On Tuesday, the Academy of Motion Picture Arts and Sciences joined the growing list of organizations that have finally caved and established a comprehensive inclusion program. As an extension of its Academy Aperture 2025 initiative, the Academy announced new criteria for submission in the Oscars’ best picture category, including requirements for casting, story content, crew personnel, and publicity, all of which reflect people underrepresented based on race, sexuality, gender, and ability. The policy change makes for great PR. But if you tilt your ear toward Hollywood, that sound you hear is the high-pitched squeal of air exiting the teensiest hole in the equality balloon.

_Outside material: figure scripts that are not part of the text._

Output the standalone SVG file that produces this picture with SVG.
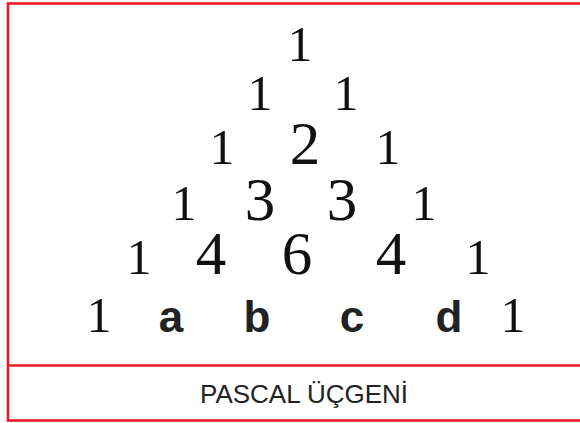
<svg xmlns="http://www.w3.org/2000/svg" width="580" height="423" viewBox="0 0 580 423">
<style>
.frame{fill:none;stroke:#ed1c24;stroke-width:2.6}
.one{font-family:"Liberation Serif",serif;font-size:50px;fill:#111;text-anchor:middle}
.big{font-family:"Liberation Serif",serif;font-size:61px;fill:#111;text-anchor:middle}
.let{font-family:"Liberation Sans",Arial,sans-serif;font-weight:bold;font-size:44px;fill:#222;text-anchor:middle}
.title{font-family:"Liberation Sans",Arial,sans-serif;font-size:26px;fill:#222;text-anchor:middle}
</style>
<rect width="580" height="423" fill="#fff"/>
<g id="frame">
<rect class="frame" x="8" y="3.5" width="600" height="417"/>
<line class="frame" x1="8" y1="365.5" x2="600" y2="365.5"/>
</g>
<g id="row1"><text class="one" x="300" y="61">1</text></g>
<g id="row2"><text class="one" x="260" y="110">1</text><text class="one" x="346" y="110">1</text></g>
<g id="row3"><text class="one" x="222" y="164">1</text><text class="big" x="305" y="164">2</text><text class="one" x="388" y="164">1</text></g>
<g id="row4"><text class="one" x="184" y="220">1</text><text class="big" x="260" y="220">3</text><text class="big" x="342" y="220">3</text><text class="one" x="424" y="220">1</text></g>
<g id="row5"><text class="one" x="139" y="274">1</text><text class="big" x="211" y="274">4</text><text class="big" x="297" y="274">6</text><text class="big" x="391" y="274">4</text><text class="one" x="478" y="274">1</text></g>
<g id="row6"><text class="one" x="99" y="332">1</text><text class="let" x="171" y="332">a</text><text class="let" x="257" y="332">b</text><text class="let" x="352" y="332">c</text><text class="let" x="449" y="332">d</text><text class="one" x="513" y="332">1</text></g>
<g id="title"><text class="title" x="304" y="403">PASCAL ÜÇGENİ</text></g>
</svg>
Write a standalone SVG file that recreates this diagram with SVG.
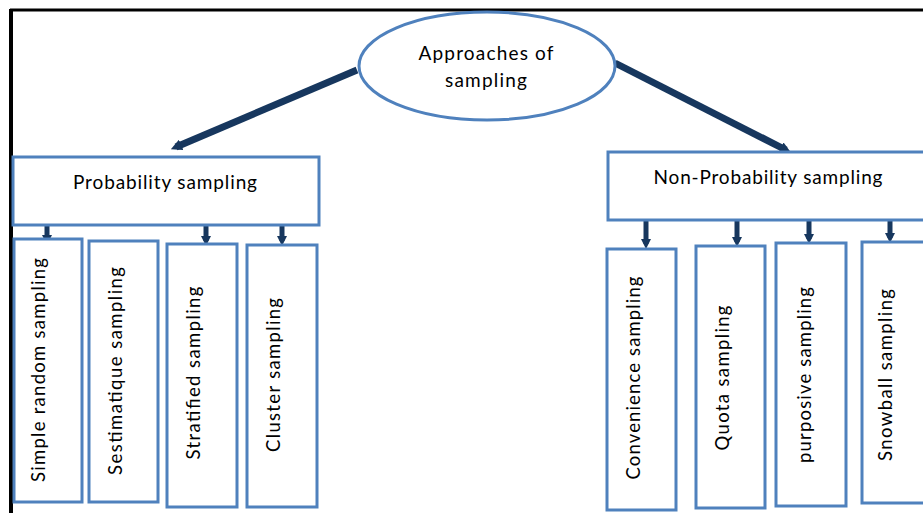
<svg xmlns="http://www.w3.org/2000/svg" width="923" height="513" viewBox="0 0 923 513">
<defs>
<style>
.box{fill:#fff;stroke:#4F81BD;stroke-width:3}
.t{font-family:Lato,"Open Sans","Liberation Sans",sans-serif;fill:#000;text-anchor:middle}
.h{font-size:19px}
.v{font-size:18.5px}
.big{stroke:#17375E;stroke-width:7;fill:none}
.sm{stroke:#17375E;stroke-width:5;fill:none}
</style>
<marker id="ah" viewBox="0 0 10 10" refX="5" refY="5" markerWidth="1.6" markerHeight="1.6" orient="auto" markerUnits="strokeWidth">
<path d="M0,0 L10,5 L0,10 z" fill="#17375E"/>
</marker>
<marker id="as" viewBox="0 0 10 10" refX="5" refY="5" markerWidth="2" markerHeight="2" orient="auto" markerUnits="strokeWidth">
<path d="M0,0 L10,5 L0,10 z" fill="#17375E"/>
</marker>
</defs>
<rect width="923" height="513" fill="#fff"/>
<g id="frame">
<line x1="10" y1="10" x2="923" y2="10" stroke="#000" stroke-width="3"/>
<line x1="11" y1="9" x2="11" y2="513" stroke="#000" stroke-width="4"/>
</g>
<g id="connectors">
<line class="big" x1="357" y1="70" x2="176" y2="147" marker-end="url(#ah)"/>
<line class="big" x1="615" y1="63" x2="786" y2="150" marker-end="url(#ah)"/>
<line class="sm" x1="47" y1="226" x2="47" y2="240" marker-end="url(#as)"/>
<line class="sm" x1="206" y1="226" x2="206" y2="241" marker-end="url(#as)"/>
<line class="sm" x1="282" y1="226" x2="282" y2="241" marker-end="url(#as)"/>
<line class="sm" x1="646" y1="221" x2="646" y2="244" marker-end="url(#as)"/>
<line class="sm" x1="737" y1="221" x2="737" y2="242" marker-end="url(#as)"/>
<line class="sm" x1="809" y1="221" x2="809" y2="239" marker-end="url(#as)"/>
<line class="sm" x1="890" y1="221" x2="890" y2="238" marker-end="url(#as)"/>
</g>
<g id="root">
<ellipse class="box" cx="487" cy="66" rx="128" ry="54"/>
<text class="t h" x="486" y="60" textLength="135" lengthAdjust="spacing">Approaches of</text>
<text class="t h" x="486" y="87" textLength="82" lengthAdjust="spacing">sampling</text>
</g>
<g id="probability">
<rect class="box" x="13" y="157" width="306" height="68"/>
<text class="t h" x="165" y="189" textLength="184" lengthAdjust="spacing">Probability sampling</text>
</g>
<g id="nonprobability">
<rect class="box" x="608" y="152" width="330" height="68"/>
<text class="t h" x="768" y="184" textLength="229" lengthAdjust="spacing">Non-Probability sampling</text>
</g>
<g id="simple">
<rect class="box" x="14" y="239" width="68" height="263"/>
<text class="t v" transform="translate(45,370) rotate(-90)" textLength="224" lengthAdjust="spacing">Simple random sampling</text>
</g>
<g id="sestimatique">
<rect class="box" x="89" y="241" width="69" height="261"/>
<text class="t v" transform="translate(122,371) rotate(-90)" textLength="208" lengthAdjust="spacing">Sestimatique sampling</text>
</g>
<g id="stratified">
<rect class="box" x="167" y="244" width="70" height="263"/>
<text class="t v" transform="translate(200,373) rotate(-90)" textLength="173" lengthAdjust="spacing">Stratified sampling</text>
</g>
<g id="cluster">
<rect class="box" x="247" y="245" width="70" height="262"/>
<text class="t v" transform="translate(280,375) rotate(-90)" textLength="154" lengthAdjust="spacing">Cluster sampling</text>
</g>
<g id="convenience">
<rect class="box" x="607" y="249" width="69" height="261"/>
<text class="t v" transform="translate(640,378) rotate(-90)" textLength="203" lengthAdjust="spacing">Convenience sampling</text>
</g>
<g id="quota">
<rect class="box" x="696" y="246" width="69" height="262"/>
<text class="t v" transform="translate(729,378) rotate(-90)" textLength="145" lengthAdjust="spacing">Quota sampling</text>
</g>
<g id="purposive">
<rect class="box" x="776" y="243" width="70" height="263"/>
<text class="t v" transform="translate(811,375) rotate(-90)" textLength="176" lengthAdjust="spacing">purposive sampling</text>
</g>
<g id="snowball">
<rect class="box" x="862" y="242" width="80" height="261"/>
<text class="t v" transform="translate(892,375) rotate(-90)" textLength="172" lengthAdjust="spacing">Snowball sampling</text>
</g>
</svg>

Let’s not get it twisted: This change isn’t going to kill #OscarsSoWhite. Here’s why.
It won’t necessarily translate to change
Beginning in 2024, a film submitting for best picture has to meet at least two of several new standards: The lead or a significant supporting actor must come from underrepresented racial or ethnic groups; at least 30% of the general ensemble cast must consist of talent that is not White, cisgendered male, heterosexual, or non-disabled; and the film’s story line must center one of the aforementioned identities. The issue here? This qualification wouldn’t have saved us from stomaching terrible best picture winners with awful racial politics like Green Book, Crash, The Help, and Driving Miss Daisy — all of which star an actor from an underrepresented racial group.
Even the execs in charge know it’s not enough
Paramount chairman/CEO and Academy governor Jim Gianopulos admitted to the Los Angeles Times that the changes don’t represent perfection. “Is it progress?” Gianopulos asked rhetorically. “Absolutely. So that’s got to be good for now.” But should it be up to the head of the decision-making process to decide whether a decision is actual progress? The proof is in whether the decision itself represents a shift toward equality. Which doesn’t seem likely.
These new rules actually further reflect what’s wrong with Hollywood
Hollywood filmmaking has always been about pointing a lens outward. It’s going to be very difficult for the Academy to evaluate a film’s narrative content, to determine what constitutes a Black or LGBTQ+ film.
These policies aren’t opening doors to new kinds of thinkers, creators, or innovators. It’s simply a reshuffling of talent, which reform almost always ends up being anyway.
White women are already making these women fit some of these quotas
In addition to the 30% quota with regard to actors, at least two creative leadership positions — roles like costume designers, hairstylists, or makeup artists — must be held by women, non-White persons, queer folks, or people with physical disabilities. This would be a huge boon for underrepresented groups. But White women already constitute a large swath of those roles. The policies won’t necessarily open doors to new kinds of thinkers, creators, or innovators of color. They’ll simply inspire a reshuffling of talent, which reform almost always ends up being anyway.
Onscreen changes are the most important
Consider, as Clayton Davis writing for Variety suggests, the place of a film like Martin Scorsese’s The Departed, which, aside from an Anthony Anderson casting, is pretty much a full sleeve of saltine crackers projected onto film. Now, the paid apprenticeship and internship opportunities for marginalized communities is a win. But it’s what’s on screen that will always have more of an impact. And industry heads can continue to be as exclusionary as they want in that regard, as long as they’ve got some diversity behind the scenes.
While the intentions with the new requirements seem to be in good faith (even if they were overdue and reactive) they really won’t shake shit up as much as some people think they will. Actors like Kirstie Alley and Dean Cain called them “dictatorial,” “anti-artist,” and essentially a “participation Oscar.” It signals that the Academy is very much with the liberal posturing of the times, seeking to maintain its place as a moral, progressive good in the American consciousness. That’s far from a feel-good ending.